1 Leitsatz
Die Angemessenheit einer Frist zur Behebung eines Eintragungshindernisses richtet sich nicht danach, ob nach Antragstellung der Verlust einer Rechtsposition wegen nachträglicher Verfügungsbeschränkungen droht, sondern danach, wie lange der Zeitraum zur Behebung des Hindernisses nach Grundbuchaktenlage unter Berücksichtigung des Erledigungsinteresses und der Aufgaben des Grundbuchamtes zu bemessen ist.
2 Normenkette
§ 8 WEG; § 18 GBO
3 Das Problem
X ist Eigentümer eines bebauten Grundstücks. Er will dieses nach § 8 WEG in Wohnungseigentum aufteilen. Das Grundstück befindet sich in dem Geltungsbereich einer auf Grundlage von § 172 Abs. 1 Satz 1 BauGB erlassenen Erhaltungssatzung und im Geltungsbereich einer auf der Grundlage von § 250 Abs. 1 Satz 3 BauGB erlassenen Berliner Umwandlungsverordnung vom 21.9.2021, die am 7.10.2021 in Kraft getreten ist.
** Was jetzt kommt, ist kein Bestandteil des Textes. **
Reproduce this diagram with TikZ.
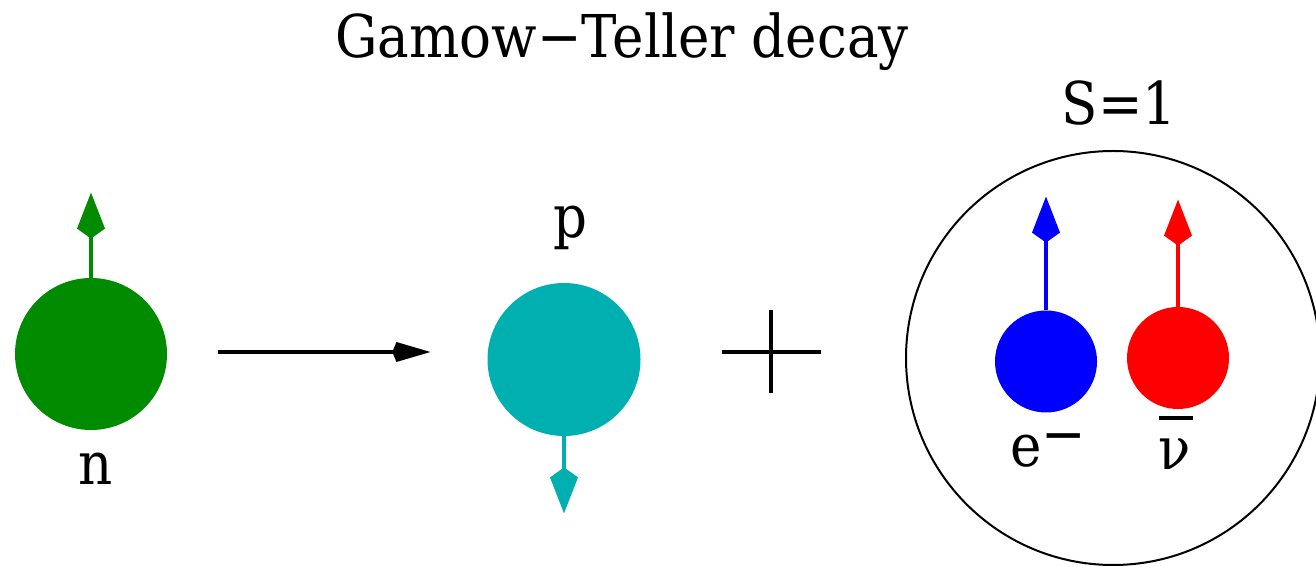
\documentclass[tikz,border=0pt]{standalone}
\usepackage{fontspec}
\setmainfont{DejaVu Serif}[FakeStretch=0.9]
\usetikzlibrary{arrows.meta}
\definecolor{neutrongreen}{RGB}{0,139,0}
\definecolor{protoncyan}{RGB}{0,176,176}
\newcommand{\antinu}{\ooalign{\hfil\rule[0.85em]{0.59em}{0.068em}\hfil\cr ν}}

\begin{document}
\begin{tikzpicture}[x=0.5pt,y=0.5pt,
  >={Kite[length=23pt,width=14pt,inset=5pt]},
  font=\fontsize{29.5}{36}\selectfont,
  ball/.style={circle,inner sep=0pt,fill=#1},
  spin/.style={draw=#1,line width=2pt,->},
  react/.style={line width=2pt,-{Kite[length=19pt,width=10pt,inset=2pt]}},
  txt/.style={anchor=base,inner sep=0pt}]
\useasboundingbox (0,0) rectangle (1316,567);
\node[txt] (title) at (622,509) {Gamow−Teller decay};
% neutron
\node[ball=neutrongreen,minimum size=76pt] (n) at (91,213) {};
\draw[spin=neutrongreen] (n.north) -- ++(0,85);
\node[txt] (nlabel) at (96,82) {n};
% proton
\node[ball=protoncyan,minimum size=76.5pt] (p) at (564,207.5) {};
\draw[spin=protoncyan] (p.south) -- ++(0,-77);
\node[txt] (plabel) at (570,329) {p};
\draw[react] ([xshift=25.5pt,yshift=1pt]n.east) -- ++(212,0);
% plus
\draw[line width=2pt] (722,215) -- (821,215) (771,257) -- (771,174);
% lepton pair
\node[circle,draw,line width=1pt,minimum size=207pt,inner sep=0pt] (pair) at (1113,209) {};
\node[txt] (Slabel) at (1119,442) {S=1};
\node[ball=blue,minimum size=51pt] (e) at (1046,205.5) {};
\draw[spin=blue] (e.north) -- ++(0,113.5);
\node[txt] (elabel) at (1048,100) {e\raisebox{0.22em}{−}};
\node[ball=red,minimum size=51pt] (nu) at (1178,209) {};
\draw[spin=red] (nu.north) -- ++(0,107);
\node[txt] (nulabel) at (1176,97) {\antinu};
\end{tikzpicture}
\end{document}
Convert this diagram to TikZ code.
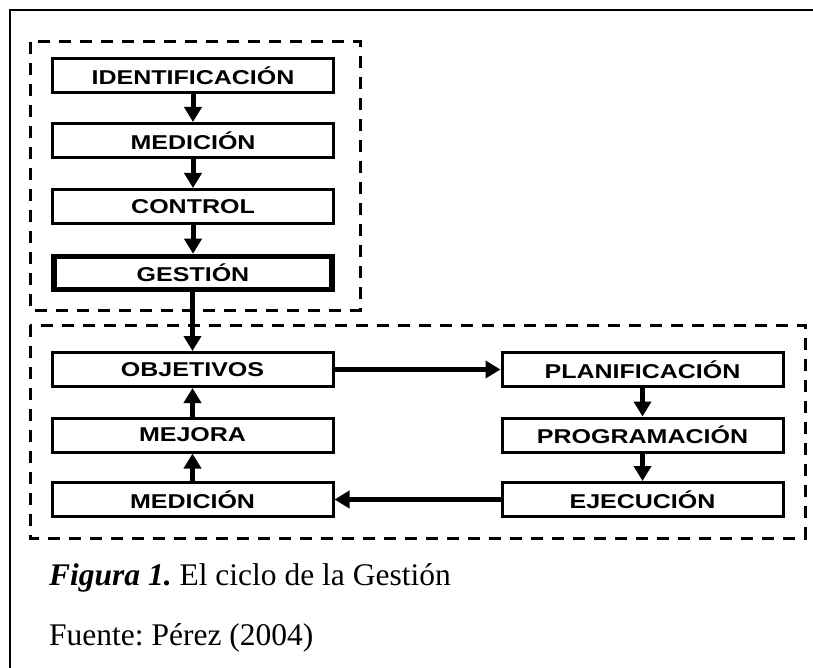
\documentclass[tikz,border=0pt]{standalone}
\usepackage{fontspec}
\setmainfont{Liberation Serif}
\newfontfamily\boxfont{Liberation Sans}
\usetikzlibrary{arrows.meta}
\frenchspacing

% wide bold sans label used inside the boxes
\newcommand{\boxlabel}[1]{\scalebox{1.25}[1]{\boxfont\bfseries\fontsize{20}{23}\selectfont #1}}

\tikzset{
  stagebox/.style={draw, line width=3pt, minimum width=281pt, minimum height=34pt,
                   inner sep=0pt, fill=white},
  keybox/.style={stagebox, line width=5.5pt},
  groupframe/.style={draw, line width=3pt, dash pattern=on 12pt off 9pt},
  flow/.style={line width=5pt, -{Triangle[length=15pt, width=17pt]}},
  caption/.style={anchor=base west, inner sep=0pt, font=\fontsize{31.5}{38}\selectfont}
}

\begin{document}
\begin{tikzpicture}[x=1pt, y=-1pt]
  \useasboundingbox (0,0) rectangle (813,668);
  \fill[white] (0,0) rectangle (813,668);

  % page frame (left and top edges)
  \draw[line width=2.5pt] (10,668) -- (10,10) -- (813,10);

  % dashed group frames
  \draw[groupframe] (30,42) rectangle (360,310);
  \draw[groupframe] (30,325) rectangle (805,538);

  % upper column
  \node[stagebox] (ident) at (193,75.5)  {\boxlabel{IDENTIFICACIÓN}};
  \node[stagebox] (med1)  at (193,140.5) {\boxlabel{MEDICIÓN}};
  \node[stagebox] (ctrl)  at (193,206.5) {\boxlabel{CONTROL}};
  \node[keybox, minimum width=278pt, minimum height=33pt] (gest) at (193,273) {\boxlabel{GESTIÓN}};

  % cycle: left column
  \node[stagebox] (obj)   at (192.5,369.5) {\boxlabel{OBJETIVOS}};
  \node[stagebox] (mej)   at (192.5,435)   {\boxlabel{MEJORA}};
  \node[stagebox] (med2)  at (192.5,499.5) {\boxlabel{MEDICIÓN}};

  % cycle: right column
  \node[stagebox] (plan)  at (642.5,369.5) {\boxlabel{PLANIFICACIÓN}};
  \node[stagebox] (prog)  at (642.5,435)   {\boxlabel{PROGRAMACIÓN}};
  \node[stagebox] (ejec)  at (642.5,499.5) {\boxlabel{EJECUCIÓN}};

  % connectors
  \draw[flow] (ident) -- (med1);
  \draw[flow] (med1) -- (ctrl);
  \draw[flow] (ctrl) -- (gest);
  \draw[flow] (gest.south -| obj.north) -- (obj.north);
  \draw[flow] (obj) -- (plan);
  \draw[flow] (plan) -- (prog);
  \draw[flow] (prog) -- (ejec);
  \draw[flow] (ejec) -- (med2);
  \draw[flow] (med2) -- (mej);
  \draw[flow] (mej) -- (obj);

  % caption and source
  \node[caption] (cap) at (49,585) {\textbf{\textit{Figura 1.}} El ciclo de la Gestión};
  \node[caption] (src) at (49,645) {Fuente: Pérez (2004)};
\end{tikzpicture}
\end{document}
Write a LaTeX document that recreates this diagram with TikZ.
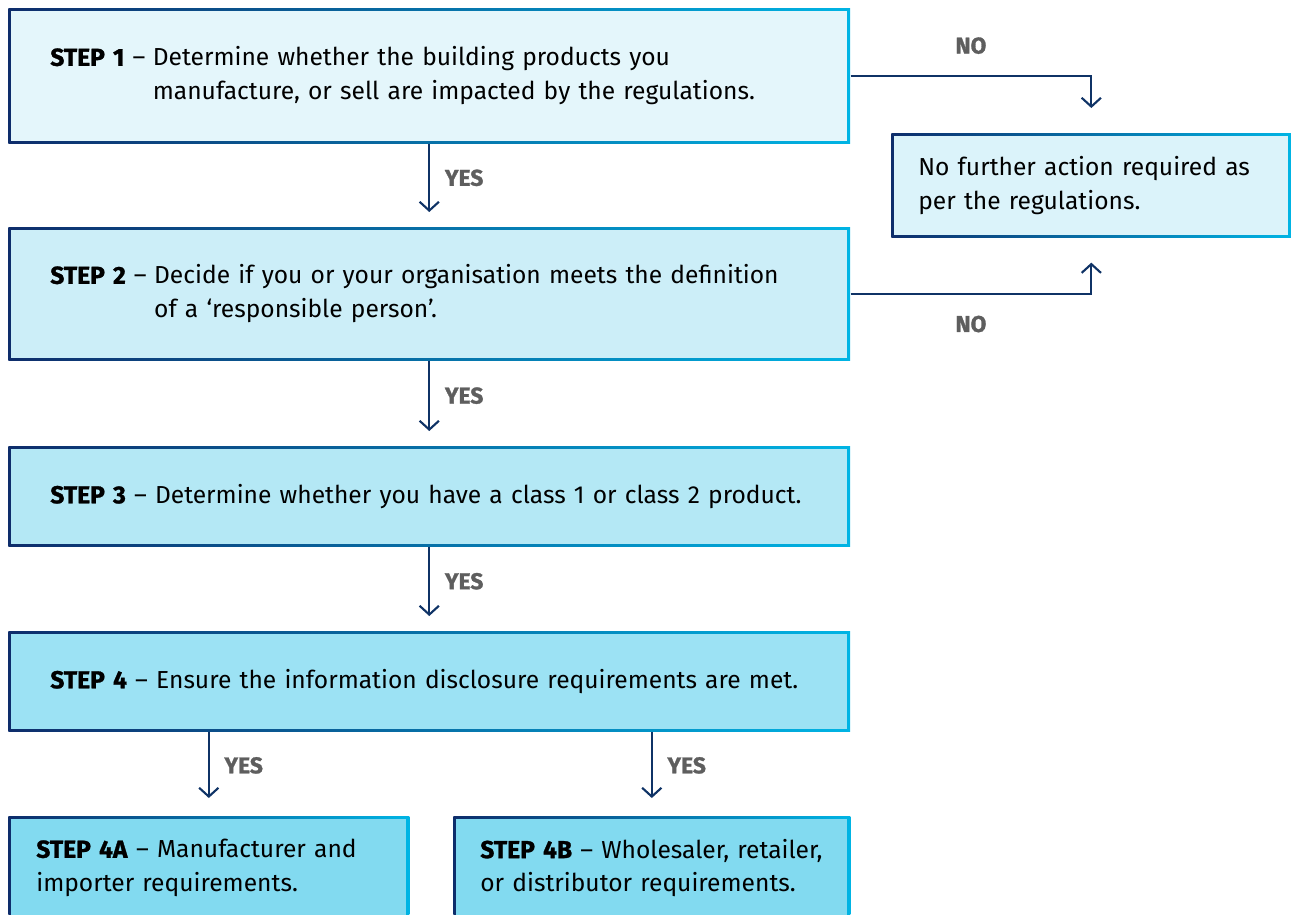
\documentclass[tikz,border=0pt]{standalone}
\usepackage{fontspec}
\setmainfont{Fira Sans}[BoldFeatures={FakeBold=1.2}]
\usetikzlibrary{arrows.meta,positioning}
\definecolor{edgeL}{HTML}{0E2D6B}
\definecolor{edgeR}{HTML}{00B4E4}
\definecolor{lineC}{HTML}{0F3366}
\definecolor{labC}{HTML}{5E5E5E}
\definecolor{fillA}{HTML}{E4F6FB}
\definecolor{fillB}{HTML}{CCEEF8}
\definecolor{fillC}{HTML}{B4E8F5}
\definecolor{fillD}{HTML}{9CE2F4}
\definecolor{fillE}{HTML}{82DAF0}
\definecolor{fillN}{HTML}{DBF3FA}
\tikzset{
  stepbox/.style={rectangle, inner sep=0pt, align=left, anchor=north west,
    font=\fontsize{14}{19}\selectfont,
    preaction={left color=edgeL, right color=edgeR},
    path picture={\fill[#1] ([shift={(2.8,-2.8)}]path picture bounding box.south west)
      rectangle ([shift={(-2.8,2.8)}]path picture bounding box.north east);}},
  flow/.style={lineC, line width=1.2pt, -{Straight Barb[length=5pt,width=11pt]}},
  answer/.style={labC, font=\fontsize{13}{15}\selectfont\bfseries},
}
\newcommand{\stepline}[3]{\begin{tabular}{@{}l@{}l@{}}\textbf{#1} --\kern0.3em & #2\\ & #3\end{tabular}}
\begin{document}
\begin{tikzpicture}[x=0.02cm, y=-0.02cm]
		\useasboundingbox (0,0) rectangle (1291,915);
		% steps
		\node[stepbox=fillA, minimum width=16.84cm, minimum height=2.70cm, inner xsep=0.84cm, text width=15.16cm] (s1) at (8,8)
			{\stepline{STEP 1}{Determine whether the building products you}{manufacture, or sell are impacted by the regulations.}};
		\node[stepbox=fillB, minimum width=16.84cm, minimum height=2.66cm, inner xsep=0.84cm, text width=15.16cm] (s2) at (8,227)
			{\stepline{STEP 2}{Decide if you or your organisation meets the definition}{of a `responsible person'.}};
		\node[stepbox=fillC, minimum width=16.84cm, minimum height=2.00cm, inner xsep=0.84cm, text width=15.16cm] (s3) at (8,446)
			{\textbf{STEP 3} -- Determine whether you have a class 1 or class 2 product.};
		\node[stepbox=fillD, minimum width=16.84cm, minimum height=2.00cm, inner xsep=0.84cm, text width=15.16cm] (s4) at (8,631)
			{\textbf{STEP 4} -- Ensure the information disclosure requirements are met.};
		\node[stepbox=fillE, minimum width=8.02cm, minimum height=2.06cm, inner xsep=0.56cm, text width=6.90cm] (s4a) at (8,816)
			{\textbf{STEP 4A} -- Manufacturer and\\importer requirements.};
		\node[stepbox=fillE, minimum width=7.94cm, minimum height=2.06cm, inner xsep=0.54cm, text width=6.86cm] (s4b) at (453,816)
			{\textbf{STEP 4B} -- Wholesaler, retailer,\\or distributor requirements.};
		\node[stepbox=fillN, minimum width=8.00cm, minimum height=2.08cm, inner xsep=0.54cm, text width=6.92cm] (none) at (891,133)
			{No further action required as\\per the regulations.};
		% yes
		\draw[flow, shorten >=0.3cm] (s1) -- node[answer, pos=0.41, right=5pt] {YES} (s2);
		\draw[flow, shorten >=0.3cm] (s2) -- node[answer, pos=0.41, right=5pt] {YES} (s3);
		\draw[flow, shorten >=0.3cm] (s3) -- node[answer, pos=0.41, right=5pt] {YES} (s4);
		\draw[flow, shorten >=0.36cm] (s4.south -| s4a.north) -- node[answer, pos=0.4, right=5pt] {YES} (s4a.north);
		\draw[flow, shorten >=0.36cm] (s4.south -| s4b.north) -- node[answer, pos=0.4, right=5pt] {YES} (s4b.north);
		% no
		\draw[flow, shorten >=0.5cm] (s1.east) -| node[answer, pos=0.25, above=0.3cm] {NO} (none.north);
		\draw[flow, shorten >=0.5cm] (s2.east) -| node[answer, pos=0.25, below=0.3cm] {NO} (none.south);
\end{tikzpicture}
\end{document}
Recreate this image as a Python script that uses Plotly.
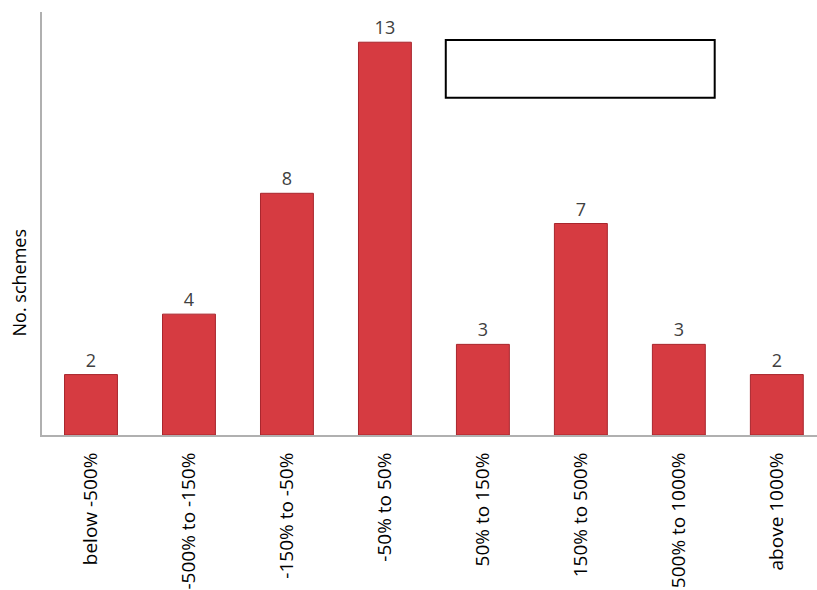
import plotly.graph_objects as go

# Distribution of schemes by cost-overrun band
categories = ["below -500%", "-500% to -150%", "-150% to -50%", "-50% to 50%",
              "50% to 150%", "150% to 500%", "500% to 1000%", "above 1000%"]
schemes = [2, 4, 8, 13, 3, 7, 3, 2]

fig = go.Figure()
fig.add_trace(go.Bar(
    x=categories,
    y=schemes,
    width=0.54,
    marker=dict(color="#d63b41", line=dict(color="#a8262d", width=1)),
    text=[str(v) for v in schemes],
    textposition="outside",
    textfont=dict(family="Open Sans", size=18, color="#404040"),
    cliponaxis=False,
))

fig.update_layout(
    width=817, height=590,
    margin=dict(l=42, r=0, t=12, b=155),
    paper_bgcolor="white", plot_bgcolor="white",
    showlegend=False,
    bargap=0.46,
    xaxis=dict(
        range=[-0.5, 7.41],
        tickangle=-90,
        tickfont=dict(family="Open Sans", size=19, color="#000000"),
        showline=True, linecolor="#b0b0b0", linewidth=2,
        ticks="", showgrid=False, zeroline=False,
        ticklabelstandoff=8,
    ),
    yaxis=dict(
        range=[0, 14],
        showline=True, linecolor="#b0b0b0", linewidth=2,
        showticklabels=False, ticks="", showgrid=False, zeroline=False,
    ),
    annotations=[dict(
        text="No. schemes", textangle=-90,
        xref="paper", yref="paper", x=-0.03, y=0.36,
        xanchor="center", yanchor="middle", showarrow=False,
        font=dict(family="Open Sans", size=18, color="#000000"),
    )],
    shapes=[dict(
        type="rect", xref="paper", yref="paper",
        x0=0.521, x1=0.868, y0=0.797, y1=0.934,
        line=dict(color="#000000", width=2), fillcolor="white",
    )],
)

fig.write_html("out.html")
X beantragt am 29.9.2021 – also kurz vor Inkrafttreten der Berliner Umwandlungsverordnung – den Vollzug seiner Teilungserklärung. Fraglich ist, ob es einer Genehmigung nach § 172 Abs. 1 Satz 4 BauGB bedarf. Das Grundbuchamt bejaht die Frage und setzt am 9.12.2021 eine Frist von einem Monat zur Beibringung der Genehmigung. Im Januar 2022 beantragt X die Verlängerung der gesetzten Frist um 2 Monate sowie beim Bezirksamt eine Genehmigung nach § 172 Abs. 1 Satz 4 BauGB. Das Bezirksamt verweigert die Genehmigung im Februar 2022. Dagegen legt X Widerspruch ein. X will vor diesem Hintergrund, dass das Grundbuchamt seine Entscheidung bis zum August 2022 zurückstellt. Das lehnt das Grundbuchamt ab. Dagegen beschwert sich X zum KG Berlin. Dieses weist die Beschwerde zurück. Dagegen wendet sich X mit der Rechtsbeschwerde.
4 Die Entscheidung
Ohne Erfolg! Liege – wie im Fall – im Zeitpunkt der Antragstellung wegen des Fehlens einer gemäß § 172 Abs. 1 Satz 4 BauGB (noch, vgl. § 250 Abs. 7 Satz 1 BauGB) erforderlichen Genehmigung ein behebbares Hindernis vor, sei eine angemessene Frist zur Behebung zu setzen. So sei es im Fall geschehen. Ob das Bezirksamt die Erteilung der Genehmigung nach § 172 BauGB zu Unrecht versagt habe, sei dabei durch das Grundbuchamt nicht zu prüfen gewesen. Auch habe das Grundbuchamt keine eigenen Ermittlungen anstellen müssen. Die Notwendigkeit einer Fristverlängerung folge auch nicht aus einer entsprechend § 878 BGB erworbenen Rechtsposition. Richtig sei allerdings, dass § 878 BGB auf die sich aus dem Genehmigungserfordernis auf Grund einer Rechtsverordnung nach § 250 Abs. 1 Satz 1, 3 BauGB ergebende Verfügungsbeschränkung des teilenden Grundstückseigentümers entsprechend anwendbar sei. Die entsprechende Anwendung von § 878 BGB führe aber nicht dazu, dass eine grundsätzlich im Sinne von § 18 Abs. 1 Satz 1 GBO angemessene Frist nur deshalb weiter zu verlängern sei, weil der Antragsteller zwischenzeitlich in seiner Verfügungsbefugnis beschränkt worden sei und er bei einer Antragszurückweisung die aus § 878 BGB folgende Rechtsposition verliere.
5 Hinweis
Problemüberblick
Im Fall will ein Eigentümer sein Grundstück in Wohnungseigentum aufteilen. Dazu bedarf er im Einzelfall einer Genehmigung.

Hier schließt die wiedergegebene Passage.